Opt for Flexi Home Loans and Earn More on Surplus Funds
Preeti Kulkarni explains how savings account-linked smart housing loans can take care of your emergency needs as well as bring down your loan liability
Home buyers in India have little say in the interest rates on their loans. A high credit score, healthy repayment record, bigger pay package and so on do not fetch any discount in interest rates. They hinge primarily on the overall interest rate scenario in the economy. That is why products with flexible interest payable are a big innovation in the home loan space. Although they are nowhere as popular as the regular home loans, banks such as SBI, Citibank, Standard Chartered, HSBC, among others, offer loans where the interest payable can be flexible.
These products – called flexi or smart loans – come with some variations, but they work like ‘sweep-in, sweep-out’ deposits. Now, such deposit accounts automatically transfer funds that cross the threshold limit in your savings account into a fixed deposit. This helps you take care of your emergency needs and earn higher-than-savings-account return at the same time. ‘Flexi’ home loans use a similar mechanism, although with a slight difference. In this case, your loan is usually linked to a current account. “The loan works like an overdraft account where the interest is charged on the outstanding balance on a daily basis. You have the option of withdrawing the unused amount as per the limit sanctioned,” says VN Kulkarni, chief credit counsellor with the Bank of India-backed Abhay Credit Counselling Centre. “The broad concept used here is that of the weighted average, where your principal outstanding is adjusted for the balance kept in the linked current account,” adds Kapil Narang, COO, Ameriprise India, a financial planning firm. It could especially benefit borrowers who may have bought an under-construction property, with payments made to the builder being linked to the stage of construction. Here, you would be paying relatively small amounts in installments. If you have a flexiloan, you can withdraw funds only to the extent required and thus save on the interest outgo. Remember, however, that features could vary as per the bank you may have chosen.
COUNT YOUR BENEFITS
Now, say, you’ve opted for a regular home loan. In this case, your salary would be credited to a savings bank account that will fetch you a return of 4-7%. The amount required for your EMI payment would be transferred to your loan account and the balance would continue to earn the savings bank rate. “In a flexi home loan, the amount lying in your home loan account will be factored in, while interest will be charged only on the outstanding balance on a daily basis. If you have parked your entire salary on the first of the month and have not withdrawn any amount say till the 10th, you will save interest on the loan to that extent,” explains Kulkarni. “In effect, your savings will fetch interest at the rate which you are paying on your home loan. Your return will be around 10.5-11 %, depending on the rate being charged to you. This will enable you to bring down your interest cost and ultimately the repayment period.” This feature could also spur you to use your income judiciously. You can look at parking as much money as you can in the linked current account to reduce the interest burden. Consequently, your total repayment period, too, will shrink sooner. With a regular home loan, on the other hand, a tendency to splurge the amount remaining after paying EMIs sets in.
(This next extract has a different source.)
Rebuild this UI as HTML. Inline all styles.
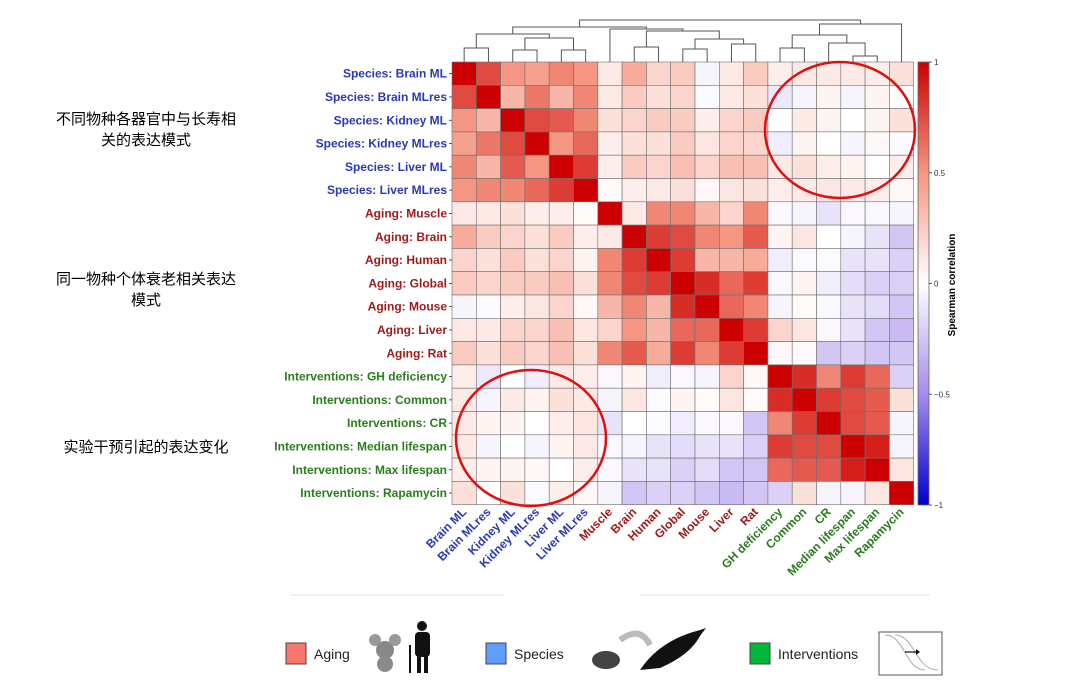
<!DOCTYPE html>
<html><head><meta charset="utf-8">
<style>
body{margin:0;background:#fff;width:1080px;height:686px;overflow:hidden;font-family:"Liberation Sans","Noto Sans CJK SC",sans-serif;}
.cn{position:absolute;font-family:"Liberation Sans","Noto Sans CJK SC",sans-serif;font-size:15px;color:#000;text-align:center;line-height:21px;}
</style></head>
<body>
<div class="cn" style="left:36px;top:109px;width:220px;">不同物种各器官中与长寿相<br>关的表达模式</div>
<div class="cn" style="left:36px;top:269px;width:220px;">同一物种个体衰老相关表达<br>模式</div>
<div class="cn" style="left:36px;top:437px;width:220px;">实验干预引起的表达变化</div>
<svg id="chart" width="1080" height="686" style="position:absolute;left:0;top:0"></svg>
<script>
const labels=["Species: Brain ML","Species: Brain MLres","Species: Kidney ML","Species: Kidney MLres","Species: Liver ML","Species: Liver MLres","Aging: Muscle","Aging: Brain","Aging: Human","Aging: Global","Aging: Mouse","Aging: Liver","Aging: Rat","Interventions: GH deficiency","Interventions: Common","Interventions: CR","Interventions: Median lifespan","Interventions: Max lifespan","Interventions: Rapamycin"];
const colLabels=["Brain ML","Brain MLres","Kidney ML","Kidney MLres","Liver ML","Liver MLres","Muscle","Brain","Human","Global","Mouse","Liver","Rat","GH deficiency","Common","CR","Median lifespan","Max lifespan","Rapamycin"];
const groups=["s","s","s","s","s","s","a","a","a","a","a","a","a","i","i","i","i","i","i"];
const r0=[1,.75,.5,.45,.55,.5,.1,.4,.2,.25,-.05,.1,.25,.08,.1,.1,.1,.08,.15];
const r1=[.75,1,.35,.6,.35,.55,.1,.25,.15,.2,-.02,.1,.15,-.1,-.05,.05,-.05,.05,0];
const r2=[.5,.35,1,.75,.7,.55,.15,.2,.25,.25,.08,.2,.25,0,.1,.05,0,.05,.15];
const r3=[.45,.6,.75,1,.5,.65,.08,.15,.15,.25,.12,.2,.2,-.08,.05,0,-.05,.03,-.02];
const r4=[.55,.35,.7,.5,1,.8,.08,.25,.2,.3,.2,.3,.3,.1,.15,.08,.05,0,.08];
const r5=[.5,.55,.55,.65,.8,1,.02,.08,.1,.15,.03,.12,.15,.08,.1,.12,.1,.08,.03];
const r6=[.1,.1,.15,.08,.08,.02,1,.1,.55,.55,.35,.2,.55,-.03,-.05,-.12,-.03,-.03,-.05];
const r7=[.4,.25,.2,.15,.25,.08,.1,1,.8,.75,.55,.5,.7,.05,.12,0,-.05,-.12,-.25];
const r8=[.2,.15,.25,.15,.2,.05,.55,.8,1,.8,.35,.35,.4,-.08,-.02,-.02,-.12,-.12,-.2];
const r9=[.25,.2,.25,.25,.3,.15,.55,.75,.8,1,.85,.65,.8,-.03,.05,-.08,-.15,-.2,-.2];
const r10=[-.05,-.02,.08,.12,.2,.03,.35,.55,.35,.85,1,.65,.55,-.05,.02,-.03,-.12,-.15,-.25];
const r11=[.1,.1,.2,.2,.3,.12,.2,.5,.35,.65,.65,1,.8,.2,.12,-.03,-.12,-.25,-.3];
const r12=[.25,.15,.25,.2,.3,.15,.55,.7,.4,.8,.55,.8,1,.03,.02,-.25,-.2,-.25,-.25];
const r13=[.08,-.1,0,-.08,.1,.08,-.03,.05,-.08,-.03,-.05,.2,.03,1,.85,.55,.8,.65,-.2];
const r14=[.1,-.05,.1,.05,.15,.1,-.05,.12,-.02,.05,.02,.12,.02,.85,1,.8,.75,.7,.15];
const r15=[.1,.05,.05,0,.08,.12,-.12,0,-.02,-.08,-.03,-.03,-.25,.55,.8,1,.75,.7,-.05];
const r16=[.1,-.05,0,-.05,.05,.1,-.03,-.05,-.12,-.15,-.12,-.12,-.2,.8,.75,.75,1,.9,-.05];
const r17=[.08,.05,.05,.03,0,.08,-.03,-.12,-.12,-.2,-.15,-.25,-.25,.65,.7,.7,.9,1,.12];
const r18=[.15,0,.15,-.02,.08,.03,-.05,-.25,-.2,-.2,-.25,-.3,-.25,-.2,.15,-.05,-.05,.12,1];
const matrix=[r0,r1,r2,r3,r4,r5,r6,r7,r8,r9,r10,r11,r12,r13,r14,r15,r16,r17,r18];
const cbTicks=[1,0.5,0,-0.5,-1];
const cbTickLabels=["1","0.5","0","\u22120.5","\u22121"];

const NS="http://www.w3.org/2000/svg";
const svg=document.getElementById('chart');
const X0=452,Y0=62,CW=24.3,CH=23.3,N=labels.length;
const xPos=i=>X0+i*CW, yPos=i=>Y0+i*CH;
function mk(t,a){const e=document.createElementNS(NS,t);for(const k in a)e.setAttribute(k,a[k]);svg.appendChild(e);return e;}
function lerp(a,b,t){return a.map((v,i)=>Math.round(v+(b[i]-v)*t));}
function color(v){
  let c;
  if(v>=0){c=v<0.5?lerp([255,255,255],[244,150,130],v/0.5):lerp([244,150,130],[204,0,0],(v-0.5)/0.5);}
  else{const a=-v;c=a<0.5?lerp([255,255,255],[165,140,235],a/0.5):lerp([165,140,235],[0,0,204],(a-0.5)/0.5);}
  return `rgb(${c[0]},${c[1]},${c[2]})`;
}
const gcol={s:"#2b3ab5",a:"#9e1a1a",i:"#2a7d1c"};
for(let r=0;r<N;r++)for(let c=0;c<N;c++){
  const e=mk('rect',{x:xPos(c),y:yPos(r),width:CW,height:CH,fill:color(matrix[r][c]),stroke:'#6e6e6e','stroke-width':0.6});
  
  
}
for(let i=0;i<N;i++){
  const t=mk('text',{x:X0-5,y:yPos(i)+CH/2+4,'text-anchor':'end','font-size':12,'font-weight':'bold',fill:gcol[groups[i]],'font-family':'Liberation Sans, sans-serif'});
  t.textContent=labels[i];
  
  
  const cx=xPos(i)+CW/2+3, cy=Y0+N*CH+8;
  const tc=mk('text',{x:cx,y:cy,'text-anchor':'end','font-size':12,'font-weight':'bold',fill:gcol[groups[i]],transform:`rotate(-45 ${cx} ${cy})`,'font-family':'Liberation Sans, sans-serif'});
  tc.textContent=colLabels[i];
  
  
  const tk=mk('line',{x1:X0-3,x2:X0,y1:yPos(i)+CH/2,y2:yPos(i)+CH/2,stroke:'#333','stroke-width':0.8});
  
  
}
// dendrogram
const cxC=i=>xPos(i)+CW/2;
function leaf(i){return {x:cxC(i),y:Y0};}
function merge(a,b,h){
  mk('path',{d:`M${a.x} ${a.y}V${h}H${b.x}V${b.y}`,fill:'none',stroke:'#555','stroke-width':1});
  return {x:(a.x+b.x)/2,y:h};
}
const L=leaf;
const s01=merge(L(0),L(1),48),s23=merge(L(2),L(3),50),s45=merge(L(4),L(5),50);
const s2345=merge(s23,s45,38),sp=merge(s01,s2345,34);
const a78=merge(L(7),L(8),47),a910=merge(L(9),L(10),49),a1112=merge(L(11),L(12),44);
const a912=merge(a910,a1112,39),a712=merge(a78,a912,31),ag=merge(L(6),a712,29);
const sa=merge(sp,ag,27);
const i1314=merge(L(13),L(14),48),i1617=merge(L(16),L(17),56),i1517=merge(L(15),i1617,43);
const i1317=merge(i1314,i1517,35),iv=merge(i1317,L(18),24);
merge(sa,iv,20);
// colorbar
const CBX=918,CBW=11,CBT=62,CBB=505;
const grad=document.createElementNS(NS,'linearGradient');grad.setAttribute('id','cb');grad.setAttribute('x1',0);grad.setAttribute('x2',0);grad.setAttribute('y1',0);grad.setAttribute('y2',1);
svg.appendChild(grad);
for(let k=0;k<=20;k++){const st=document.createElementNS(NS,'stop');st.setAttribute('offset',k/20);st.setAttribute('stop-color',color(1-k/10));grad.appendChild(st);}
const cbr=mk('rect',{x:CBX,y:CBT,width:CBW,height:CBB-CBT,fill:'url(#cb)',stroke:'#666','stroke-width':0.8});


const cbY=v=>CBT+(1-v)/2*(CBB-CBT);
cbTicks.forEach((v,k)=>{
  mk('line',{x1:CBX+CBW,x2:CBX+CBW+3,y1:cbY(v),y2:cbY(v),stroke:'#555'});
  const t=mk('text',{x:CBX+CBW+5,y:cbY(v)+3,'font-size':8,fill:'#333'});
  t.textContent=cbTickLabels[k];
  
  
});
const ct=mk('text',{x:955,y:285,'font-size':10,'font-weight':'bold','text-anchor':'middle',transform:'rotate(-90 955 285)'});
ct.textContent='Spearman correlation';


// circles
const c1=mk('ellipse',{cx:840,cy:130,rx:75,ry:68,fill:'none',stroke:'#e01010','stroke-width':2.5});


const c2=mk('ellipse',{cx:531,cy:438,rx:75,ry:68,fill:'none',stroke:'#e01010','stroke-width':2.5});


// bottom legend
mk('line',{x1:290,x2:505,y1:595,y2:595,stroke:'#eee','stroke-width':1.5});
mk('line',{x1:640,x2:930,y1:595,y2:595,stroke:'#eee','stroke-width':1.5});
function leg(x,col,label,name){
  const r=mk('rect',{x:x,y:643,width:20,height:21,fill:col,stroke:'#444','stroke-width':1});
  
  
  const t=mk('text',{x:x+28,y:659,'font-size':14,fill:'#222'});
  t.textContent=label;
  
  
}
leg(286,'#f8766d','Aging','aging');
leg(486,'#619cff','Species','species');
leg(750,'#00b83a','Interventions','interventions');
// icons (simplified)
mk('circle',{cx:385,cy:650,r:9,fill:'#888'});mk('circle',{cx:375,cy:640,r:6,fill:'#999'});mk('circle',{cx:395,cy:640,r:6,fill:'#999'});
mk('ellipse',{cx:385,cy:664,rx:8,ry:8,fill:'#8a8a8a'});
mk('circle',{cx:422,cy:626,r:5,fill:'#111'});mk('rect',{x:415,y:632,width:15,height:25,rx:4,fill:'#111'});
mk('rect',{x:417,y:655,width:4,height:18,fill:'#111'});mk('rect',{x:424,y:655,width:4,height:18,fill:'#111'});
mk('line',{x1:410,y1:645,x2:410,y2:673,stroke:'#111','stroke-width':2});
mk('ellipse',{cx:606,cy:660,rx:14,ry:9,fill:'#444'});
mk('path',{d:'M620 640 Q640 625 650 645',fill:'none',stroke:'#bbb','stroke-width':6});
mk('path',{d:'M640 670 Q660 640 700 630 L706 628 L700 636 Q690 655 660 668 Z',fill:'#111'});
mk('rect',{x:879,y:632,width:63,height:43,fill:'#fff',stroke:'#555','stroke-width':1});
mk('path',{d:'M885 635 C905 635 905 670 925 670',fill:'none',stroke:'#aaa'});
mk('path',{d:'M895 635 C915 635 915 670 938 670',fill:'none',stroke:'#aaa'});
mk('line',{x1:905,x2:918,y1:652,y2:652,stroke:'#111','stroke-width':1.2});
mk('path',{d:'M916 649 L920 652 L916 655 Z',fill:'#111'});
</script>
</body></html>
WATCH OUT FOR THE PITFALLS
“The rate of interest is usually higher than that of regular home loans,” points out Madan Mohan, independent loan counselor. “Also, borrowers should enquire about the processing charges on such credit facilities. There could be other services charges, too, which a regular home loan does not levy.” Therefore, study the terms and conditions carefully. This apart, you should go for this facility only if you are sure about making optimum use of its features. Remember, this facility will work to your advantage only if you diligently park your surplus funds into the account regularly.
GAUGE ITS SUITABILITY
Though the concept may seem attractive, it may not fit into the requirements of all borrowers. “The scheme will be best suited for the double income category, where both husband and the wife have a sufficient disposable income,” says Kulkarni. They can make good use of their surplus money, which otherwise would have been parked in lowyielding savings bank account. “It is also suitable for those who earn certain incentives on a regular basis and can afford to park such extra income in a flexi-scheme. Likewise, all those who find that they can pay more than the stipulated EMI every month could also consider such facilities,” he adds.